News We Finally Have Our First GeForce GT 1010 GPU Benchmark

Ummm is it even worth it? I feel like most intergraded graphics in the past 5 years can do just as good of a job XD

Since there is nothing on Passmark, and going by the 95% slower, 3070 scores 21934. 5% of that is 1096. The HD 630, which came with the 7th Gen 5 years go, scores 1140 in passmark. If it is simply for things like 4th Gen intel and older i can see, but still. Why? lol
 
I figure just a replacement for the old GT710 and 730 cards, maybe. Anything that needs the extra outputs.
Exactly. When we buy Dell's for our office, if we need a VGA port, the desktop comes with some fanless AMD graphics card. Not sure of the exact model, but you certainly wouldn't attempt to game on it. This card is for OEM's that want to add ports to their office desktops.
 
Ummm is it even worth it? I feel like most intergraded graphics in the past 5 years can do just as good of a job XD
If you need extra video outputs or just need something to stuff in an IGP-less system as a placeholder or otherwise head-less system, the cheapest GPU possible that is still in-production and actively supported makes sense.
 
95% slower than an RTX 3070 means absolutely nothing. A few clicks into the benchmark and I could get a score for the GT 1030: around 10300 points on CUDA benchmark. So, the card is around 75% of a GT 1030. Not quite that bad, probably is slightly worse than the Ryzen 2200G GPU. Maybe it can do some light gaming at 720p.
 
So... It's slower than a RadeonHD 7770 (itself a bit slower than a GT 1030). And since pretty much all GT 730 variants have gone out of support, I guess Nvidia needed something even cheaper than the GT 1030 DDR that still had official support for OEMs that needed more than the 2 or 3 outputs you can find on most embedded graphics - or who have a surplus of either non-F Intel or -X Ryzen processors.
 
95% slower than an RTX 3070 means absolutely nothing. A few clicks into the benchmark and I could get a score for the GT 1030: around 10300 points on CUDA benchmark. So, the card is around 75% of a GT 1030. Not quite that bad, probably is slightly worse than the Ryzen 2200G GPU. Maybe it can do some light gaming at 720p.
What I did to guesstimate that is go to the GPU hierarchy chart.

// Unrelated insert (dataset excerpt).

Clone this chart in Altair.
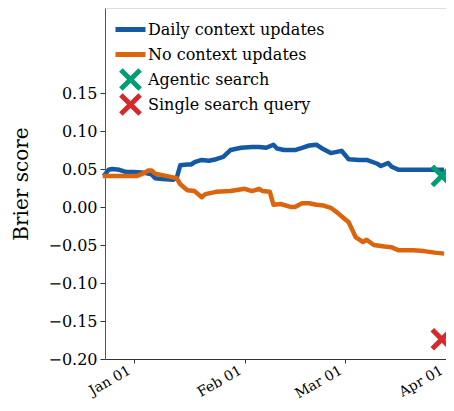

The RTX 3070 is 76.3% on that chart. So, 5% of that is 3.815%. If that estimate is correct, that puts it above the Intel Iris Plus on the i7-1065G7, and below Intel Iris Xe DG1.

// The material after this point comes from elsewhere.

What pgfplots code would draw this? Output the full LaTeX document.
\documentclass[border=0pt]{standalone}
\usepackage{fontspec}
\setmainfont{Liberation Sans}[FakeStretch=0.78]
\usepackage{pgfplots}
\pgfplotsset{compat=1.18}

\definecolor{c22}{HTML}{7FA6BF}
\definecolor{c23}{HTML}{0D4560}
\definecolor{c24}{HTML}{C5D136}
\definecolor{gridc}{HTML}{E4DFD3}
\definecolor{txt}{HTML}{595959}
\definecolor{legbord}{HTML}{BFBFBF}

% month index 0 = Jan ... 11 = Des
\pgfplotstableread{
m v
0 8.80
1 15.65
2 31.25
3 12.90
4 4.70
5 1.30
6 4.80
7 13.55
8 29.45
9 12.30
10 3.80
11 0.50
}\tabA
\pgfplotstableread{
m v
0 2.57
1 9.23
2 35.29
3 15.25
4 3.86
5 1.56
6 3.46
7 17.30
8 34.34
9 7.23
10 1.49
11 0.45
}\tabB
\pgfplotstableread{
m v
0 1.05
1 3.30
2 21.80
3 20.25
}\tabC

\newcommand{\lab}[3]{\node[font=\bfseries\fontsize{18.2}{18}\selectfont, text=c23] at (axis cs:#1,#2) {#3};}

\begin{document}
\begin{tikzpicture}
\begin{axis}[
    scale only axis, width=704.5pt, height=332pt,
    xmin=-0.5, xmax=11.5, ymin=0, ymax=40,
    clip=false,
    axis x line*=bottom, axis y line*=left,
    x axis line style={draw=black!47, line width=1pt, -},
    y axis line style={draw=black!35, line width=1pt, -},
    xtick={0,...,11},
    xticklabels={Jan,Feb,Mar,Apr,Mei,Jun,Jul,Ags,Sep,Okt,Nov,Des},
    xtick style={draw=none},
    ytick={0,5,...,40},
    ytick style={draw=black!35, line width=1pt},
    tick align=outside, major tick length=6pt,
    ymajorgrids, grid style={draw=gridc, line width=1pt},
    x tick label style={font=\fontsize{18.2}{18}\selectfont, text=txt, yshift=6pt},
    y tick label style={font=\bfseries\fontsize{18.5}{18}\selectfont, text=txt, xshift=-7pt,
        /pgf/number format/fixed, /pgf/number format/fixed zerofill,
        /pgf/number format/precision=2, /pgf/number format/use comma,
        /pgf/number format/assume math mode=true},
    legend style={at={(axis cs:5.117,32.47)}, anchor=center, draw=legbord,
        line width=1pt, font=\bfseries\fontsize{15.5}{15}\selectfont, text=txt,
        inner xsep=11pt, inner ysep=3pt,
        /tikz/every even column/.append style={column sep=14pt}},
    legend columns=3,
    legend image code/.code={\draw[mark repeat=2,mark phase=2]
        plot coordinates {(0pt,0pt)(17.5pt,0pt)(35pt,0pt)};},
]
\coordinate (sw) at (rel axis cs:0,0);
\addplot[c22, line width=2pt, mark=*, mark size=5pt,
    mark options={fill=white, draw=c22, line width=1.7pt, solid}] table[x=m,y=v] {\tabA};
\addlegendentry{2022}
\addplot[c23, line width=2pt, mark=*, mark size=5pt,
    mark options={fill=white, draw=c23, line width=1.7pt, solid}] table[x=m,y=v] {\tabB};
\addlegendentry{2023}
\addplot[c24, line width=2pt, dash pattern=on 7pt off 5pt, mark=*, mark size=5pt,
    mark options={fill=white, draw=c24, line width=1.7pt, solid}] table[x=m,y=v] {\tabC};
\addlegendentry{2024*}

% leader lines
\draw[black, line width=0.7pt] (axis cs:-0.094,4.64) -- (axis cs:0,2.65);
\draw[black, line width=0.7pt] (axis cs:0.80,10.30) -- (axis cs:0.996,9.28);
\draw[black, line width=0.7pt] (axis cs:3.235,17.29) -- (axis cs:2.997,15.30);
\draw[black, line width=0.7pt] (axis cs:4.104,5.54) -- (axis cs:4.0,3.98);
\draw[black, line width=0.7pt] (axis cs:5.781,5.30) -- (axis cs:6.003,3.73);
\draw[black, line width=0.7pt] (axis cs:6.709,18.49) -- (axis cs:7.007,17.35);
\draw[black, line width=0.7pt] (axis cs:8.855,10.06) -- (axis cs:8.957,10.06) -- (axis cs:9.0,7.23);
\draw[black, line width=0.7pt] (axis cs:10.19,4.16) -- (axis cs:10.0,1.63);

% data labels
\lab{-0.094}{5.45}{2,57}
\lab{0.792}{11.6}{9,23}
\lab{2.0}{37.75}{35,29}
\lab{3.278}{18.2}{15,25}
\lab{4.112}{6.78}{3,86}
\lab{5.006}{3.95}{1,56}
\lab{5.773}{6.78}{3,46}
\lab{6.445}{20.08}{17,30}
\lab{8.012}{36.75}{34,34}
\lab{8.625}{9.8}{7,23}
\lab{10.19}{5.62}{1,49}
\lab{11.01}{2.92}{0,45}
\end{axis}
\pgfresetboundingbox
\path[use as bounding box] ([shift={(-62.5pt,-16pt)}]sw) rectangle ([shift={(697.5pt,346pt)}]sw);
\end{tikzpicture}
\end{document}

Vega 8 in on the R3 3200G does better.

Again, that's if we can use that 5% of the GTX 3070 as an exact measure. Obviously actual testing would be required. Though, I imagine that would hardly be a priority. Am I curious? Yes. But I also suggested testing the Vega 3 on the Athlon 2x0 APUs, so I'm hardly on the level of "sane" here. 😆
 
What I did to guesstimate that is go to the GPU hierarchy chart.

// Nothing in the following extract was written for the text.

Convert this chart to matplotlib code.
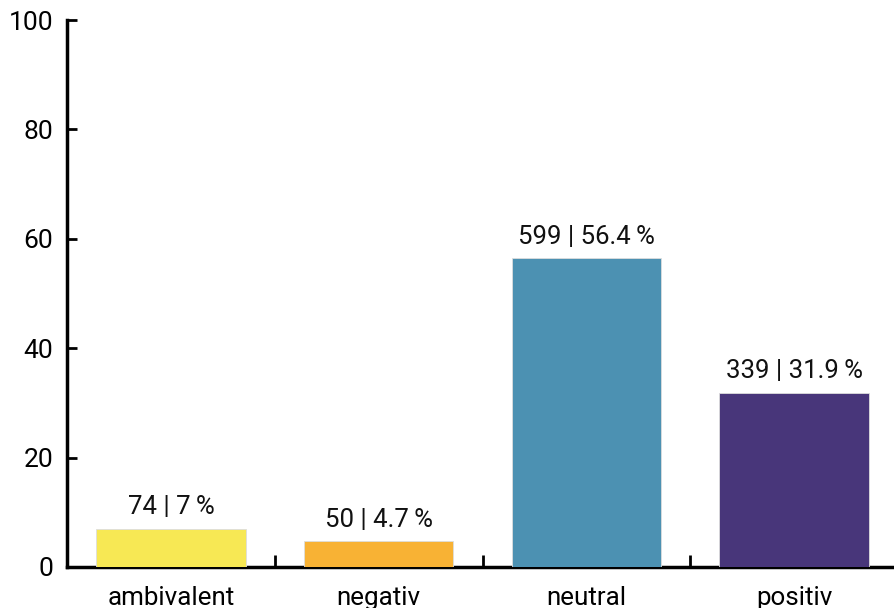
import matplotlib
matplotlib.use("Agg")
import matplotlib.pyplot as plt

categories = ["ambivalent", "negativ", "neutral", "positiv"]
counts = [74, 50, 599, 339]
percents = [7, 4.7, 56.4, 31.9]
colors = ["#F7E854", "#F8B234", "#4C91B2", "#48367A"]
yticks = [0, 20, 40, 60, 80, 100]

plt.rcParams['font.family'] = ['Roboto', 'DejaVu Sans']

fig = plt.figure(figsize=(8.94, 6.08), dpi=100)
ax = fig.add_axes([67/894, 41/608, (898-67)/894, 547/608])

x = list(range(len(categories)))
ax.bar(x, percents, width=0.72, color=colors, edgecolor="#dddddd", linewidth=0.6, zorder=2)

for xi, c, p in zip(x, counts, percents):
    ax.annotate(f"{c} | {p:g}\u2009%", (xi, p), xytext=(0, 7), textcoords="offset points",
                ha="center", va="bottom", fontsize=18.5, color="#111111")

ax.set_xlim(-0.5, 3.5)
ax.set_ylim(0, 100)
ax.set_yticks(yticks)
ax.set_yticklabels([str(v) for v in yticks], fontsize=19)
ax.tick_params(axis="y", direction="in", length=7, width=2, pad=10)

ax.set_xticks([0.5, 1.5, 2.5], minor=False)
ax.set_xticklabels([])
ax.tick_params(axis="x", direction="in", length=9, width=2)
ax.set_xticks(x, minor=True)
ax.set_xticklabels(categories, minor=True, fontsize=18.7)
ax.tick_params(axis="x", which="minor", length=0, pad=14)

for s in ["top", "right"]:
    ax.spines[s].set_visible(False)
for s in ["left", "bottom"]:
    ax.spines[s].set_linewidth(2.5)
    ax.spines[s].set_color("black")
ax.spines["left"].set_zorder(3)
ax.spines["bottom"].set_zorder(1)

fig.savefig("out.png", dpi=100)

The RTX 3070 is 76.3% on that chart. So, 5% of that is 3.815%. If that estimate is correct, that puts it above the Intel Iris Plus on the i7-1065G7, and below Intel Iris Xe DG1.

Vega 8 in on the R3 3200G does better.

Again, that's if we can use that 5% of the GTX 3070 as an exact measure. Obviously actual testing would be required. Though, I imagine that would hardly be a priority. Am I curious? Yes. But I also suggested testing the Vega 3 on the Athlon 2x0 APUs, so I'm hardly on the level of "sane" here. 😆
I just went to the source benchmark (Geekbench) and searched, on the CUDA tests, for the GT 1030. I think that 95% is too prone to error, because of the huge difference. But I agree, only some testing can give us correct results.